Order of Knights
Henry III. the Illustrious
Lordship of Aldenburg


Description of the coat of arms: split by red and silver, in front and behind each three five-petalled roses in mixed colours with green sepals and golden slugs.

It remains uncertain which area is to be designated by the name of the dominion of Aldenburg. The only certainty is that it cannot mean the county of Altenburg (Kr. Altenburg). Petrus Albinus - and probably Horm in his wake - refers it to Merseburg, where the name Altenburg has stuck to the oldest fortifications, a Carolingian castle. Around 910, Altenburg was for the most part in the hands of a lord Erwin, whose daughter Hatheburg married King Henry I. The castle was thus inherited by the lord. Heinrich single-mindedly developed the property he inherited into a rich estate complex, which can still be traced in the royal list of table estates in the 12th century.

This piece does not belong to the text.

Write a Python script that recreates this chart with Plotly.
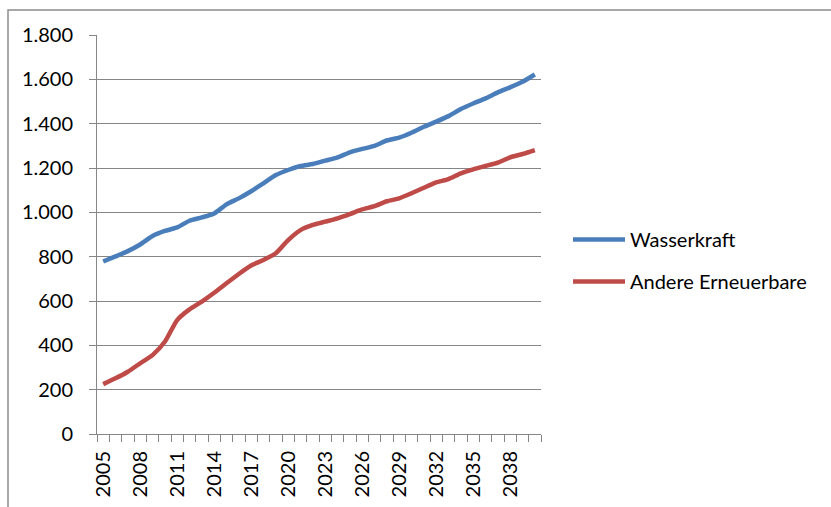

It is also not entirely improbable that it was equated with Altenberga (district of Jena). In Zedler's universal encyclopaedia it is listed as "Altenberge or Aldenberg, ancient dominion in Thuringia, not far from Jena" and is expressly described as a former Altenburg fief. It was the ancestral seat of a branch of the Burgraves of Orlamünde, who had appeared among the vassals of the Counts of Orlamünde since 1266. After the Count's War, i.e. after 1345, they became fief holders of the Wettins, to whom the last Burgrave sold the dominion of Altenberga in 1393.

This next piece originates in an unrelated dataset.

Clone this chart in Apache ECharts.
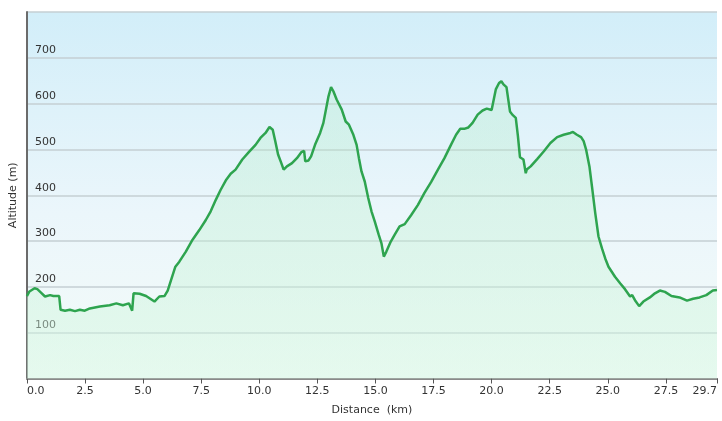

Even a clue that at first seems promising, to solve the problem with the help of heraldry, does not help in the end. It is striking that the coat of arms of the Aldenburg dominion is identical with that of the old Coburg mintmaster family, the Lords of Rosenau. Apart from the Coburg area, they were also richly endowed in Thuringia around Gotha*. Nowhere, however, is there a relationship to a lordship of Aldenburg or similar name. (Since the Rosenau were of lower noble origin, they could not have been the owners anyway). Whether the rose in the coat of arms of the county of Altenburg and its feudal sovereignty over the lordship of Altenberga could be used to construct a conclusive connection would require more detailed investigation.

Sources: Historische Stätten XI, S. 322-327 u. IX, S. 5 (Überprüft wurden auch: IX, S. 5 f. - Altenbergen, Kr. Gotha -; VIII, S. 2 f. — Altenberg, Kr. Dippoldiswalde —; XI, S. 9 — Altenburg, Ortsteil von Naumburg, Kr. Naumburg —); Bieder­mann Nr. 54 („Aldeburg"); Horm S. 60; Siebmacher I, S. 135 u. Taf. 89 sowie III, S. 18 u. Taf. 13 sowie I, S. 1 f. u. Taf. 1 (magdeburgisches Rittergeschlecht von der Aldenburg mit einem Wappensiegel von 1379: ein oben von drei und unten von zwei Rosen begleiteter Balken); Kneschke Bd. 1, S. 44 u. Bd. 7, S. 575; Zedier Bd. 1, Sp. 1539; Albinus S. 268 f.